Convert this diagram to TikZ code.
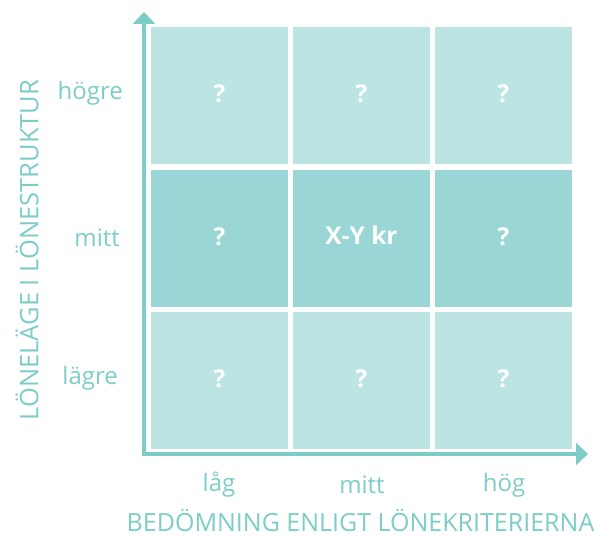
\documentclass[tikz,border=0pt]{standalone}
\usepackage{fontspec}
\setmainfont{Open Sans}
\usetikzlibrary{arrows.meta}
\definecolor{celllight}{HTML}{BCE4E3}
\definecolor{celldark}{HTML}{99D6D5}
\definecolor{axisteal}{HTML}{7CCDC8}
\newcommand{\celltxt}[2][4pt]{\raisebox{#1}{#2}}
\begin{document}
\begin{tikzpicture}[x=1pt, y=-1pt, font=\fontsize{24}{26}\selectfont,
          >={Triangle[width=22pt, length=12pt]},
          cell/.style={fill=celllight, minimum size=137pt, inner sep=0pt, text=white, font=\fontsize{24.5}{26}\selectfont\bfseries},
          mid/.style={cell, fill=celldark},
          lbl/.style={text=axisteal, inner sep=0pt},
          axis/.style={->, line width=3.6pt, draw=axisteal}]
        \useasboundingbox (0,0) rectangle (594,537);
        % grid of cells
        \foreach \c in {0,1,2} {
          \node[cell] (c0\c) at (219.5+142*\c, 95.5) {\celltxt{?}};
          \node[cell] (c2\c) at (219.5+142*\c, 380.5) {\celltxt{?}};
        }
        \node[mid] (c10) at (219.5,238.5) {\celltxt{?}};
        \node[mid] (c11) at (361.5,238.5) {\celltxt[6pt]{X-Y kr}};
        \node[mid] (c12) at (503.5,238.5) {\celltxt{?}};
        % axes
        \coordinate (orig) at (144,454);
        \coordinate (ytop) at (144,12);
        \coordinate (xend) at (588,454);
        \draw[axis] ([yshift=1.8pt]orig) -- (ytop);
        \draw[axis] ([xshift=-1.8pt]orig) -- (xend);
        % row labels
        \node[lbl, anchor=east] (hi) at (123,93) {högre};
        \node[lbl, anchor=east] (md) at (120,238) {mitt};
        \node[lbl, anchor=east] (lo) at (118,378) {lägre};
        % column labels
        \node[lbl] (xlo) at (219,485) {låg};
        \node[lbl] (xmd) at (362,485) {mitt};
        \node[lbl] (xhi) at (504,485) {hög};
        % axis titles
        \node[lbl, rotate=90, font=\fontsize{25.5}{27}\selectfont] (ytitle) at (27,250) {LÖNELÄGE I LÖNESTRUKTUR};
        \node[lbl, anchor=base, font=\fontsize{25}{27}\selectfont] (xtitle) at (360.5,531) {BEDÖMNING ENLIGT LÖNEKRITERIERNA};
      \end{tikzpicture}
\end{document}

# The request
Leave the pictures out and output the rest of the listing exactly.

# Solution to this problem
Convert this diagram to TikZ code.
\documentclass[tikz,border=0pt]{standalone}
\usepackage{fontspec}
\setmainfont{Open Sans}
\usetikzlibrary{arrows.meta}
\definecolor{celllight}{HTML}{BCE4E3}
\definecolor{celldark}{HTML}{99D6D5}
\definecolor{axisteal}{HTML}{7CCDC8}
\newcommand{\celltxt}[2][4pt]{\raisebox{#1}{#2}}
\begin{document}
\begin{tikzpicture}[x=1pt, y=-1pt, font=\fontsize{24}{26}\selectfont,
          >={Triangle[width=22pt, length=12pt]},
          cell/.style={fill=celllight, minimum size=137pt, inner sep=0pt, text=white, font=\fontsize{24.5}{26}\selectfont\bfseries},
          mid/.style={cell, fill=celldark},
          lbl/.style={text=axisteal, inner sep=0pt},
          axis/.style={->, line width=3.6pt, draw=axisteal}]
        \useasboundingbox (0,0) rectangle (594,537);
        % grid of cells
        \foreach \c in {0,1,2} {
          \node[cell] (c0\c) at (219.5+142*\c, 95.5) {\celltxt{?}};
          \node[cell] (c2\c) at (219.5+142*\c, 380.5) {\celltxt{?}};
        }
        \node[mid] (c10) at (219.5,238.5) {\celltxt{?}};
        \node[mid] (c11) at (361.5,238.5) {\celltxt[6pt]{X-Y kr}};
        \node[mid] (c12) at (503.5,238.5) {\celltxt{?}};
        % axes
        \coordinate (orig) at (144,454);
        \coordinate (ytop) at (144,12);
        \coordinate (xend) at (588,454);
        \draw[axis] ([yshift=1.8pt]orig) -- (ytop);
        \draw[axis] ([xshift=-1.8pt]orig) -- (xend);
        % row labels
        \node[lbl, anchor=east] (hi) at (123,93) {högre};
        \node[lbl, anchor=east] (md) at (120,238) {mitt};
        \node[lbl, anchor=east] (lo) at (118,378) {lägre};
        % column labels
        \node[lbl] (xlo) at (219,485) {låg};
        \node[lbl] (xmd) at (362,485) {mitt};
        \node[lbl] (xhi) at (504,485) {hög};
        % axis titles
        \node[lbl, rotate=90, font=\fontsize{25.5}{27}\selectfont] (ytitle) at (27,250) {LÖNELÄGE I LÖNESTRUKTUR};
        \node[lbl, anchor=base, font=\fontsize{25}{27}\selectfont] (xtitle) at (360.5,531) {BEDÖMNING ENLIGT LÖNEKRITERIERNA};
      \end{tikzpicture}
\end{document}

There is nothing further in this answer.